La viabilidad del Sistema de Protección Social español es objeto de preocupación desde hace un cuarto de siglo y, con la suscripción del Pacto de Toledo y las declaraciones de políticos de diversas tendencias, se habla de reforma puntual de las pensiones, uso de la «hucha» de la Seguridad Social o caída de la recaudación entre otras cuestiones. Por otro lado, y como cada final de año, la publicidad trata de convencernos de suscribir, ampliar o mejorar un plan de pensiones.

Pero, coyunturas aparte, ha calado en la ciudadanía una fundada preocupación sobre si los actuales pensionistas van a seguir cobrando sus prestaciones y, sobre todo, si los que por su edad hoy se encuentran en activo, lo harán llegado el momento. Analicemos algunas ideas que puedan ayudar a la reflexión.

En primer lugar hay que decir muy alto y claro que la Seguridad Social, a pesar de su lento desarrollo, ha calado de tal manera en la sociedad española que los ciudadanos no conciben ya vivir sin una protección social. Y así lo garantizan, aunque con técnica legislativa muy mejorable, diversos artículos de la Constitución. De ello es sabedora la clase política y por eso andan con pies de plomo, sean de derechas o de izquierdas, a la hora de tomar decisiones. Celebremos que así sea en lo que tiene de prudente pero denunciemos el mucho pacatismo que también entraña esa postura.

La Seguridad Social, en todos los países de nuestro entorno cultural, se basa en la solidaridad y no como un simple principio moral público, que también, sino como un principio práctico fundamental. Dicho de otro modo, la Seguridad Social no es viable si no hay solidaridad entre generaciones y entre clases sociales coetáneas. No es cierto que el sistema de reparto sea inviable o el causante de su reciente crisis financiera. Al contrario, su existencia ha permitido la implantación de un sistema universal de Protección Social, además de constituir un factor de primer orden junto a la Educación, los Servicios Sociales y la Sanidad, para el establecimiento efectivo de la igualdad de oportunidades. Eliminar el criterio de solidaridad en el orden ético-público nos lleva a la selva política y, en el terreno de la Seguridad Social, a la fractura y al conflicto social.
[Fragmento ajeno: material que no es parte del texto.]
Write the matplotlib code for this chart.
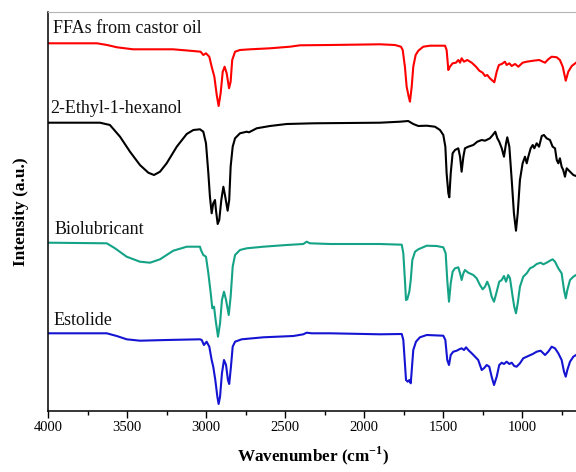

Dicho lo anterior, se debe repensar qué protección social necesita la sociedad española hoy. Hay coberturas que exigen ser redimensionadas mientras otras no están suficientemente atendidas, reciben un tratamiento fiscal posiblemente injusto, o necesitan nueva regulación.

En cuanto a la financiación, tal vez ha llegado el momento de abordar un modelo de aportación progresiva al igual que sucede con los tributos. Un extremo que entraña abandonar la cotización a tipo fijo, eliminar los topes máximos de cotización, también para la cuota obrera y, especialmente, desplazar pero no eliminar el eje vertebrador actual por el que se cotiza por cada trabajador asalariado y en función de su salario por otro que tenga que ver con el valor añadido de la actividad de la empresa, con el que cotizará más la empresa que cree más riqueza y no la que más trabajadores tenga.

En fin, habrá que vencer rémoras e intereses creados en relación con la gestión, tanto pública como privada. Y a nadie se le escapan las disfunciones que provoca la dispersión entre los distintos organismos del Estado y de las Comunidades Autónomas sobre el reconocimiento de las distintas prestaciones y de la afiliación y recaudación. Sin olvidar que se debería crear, tan pronto como sea posible, la Agencia Estatal de la Seguridad Social, que está recomendada desde 1995 por el Pacto de Toledo.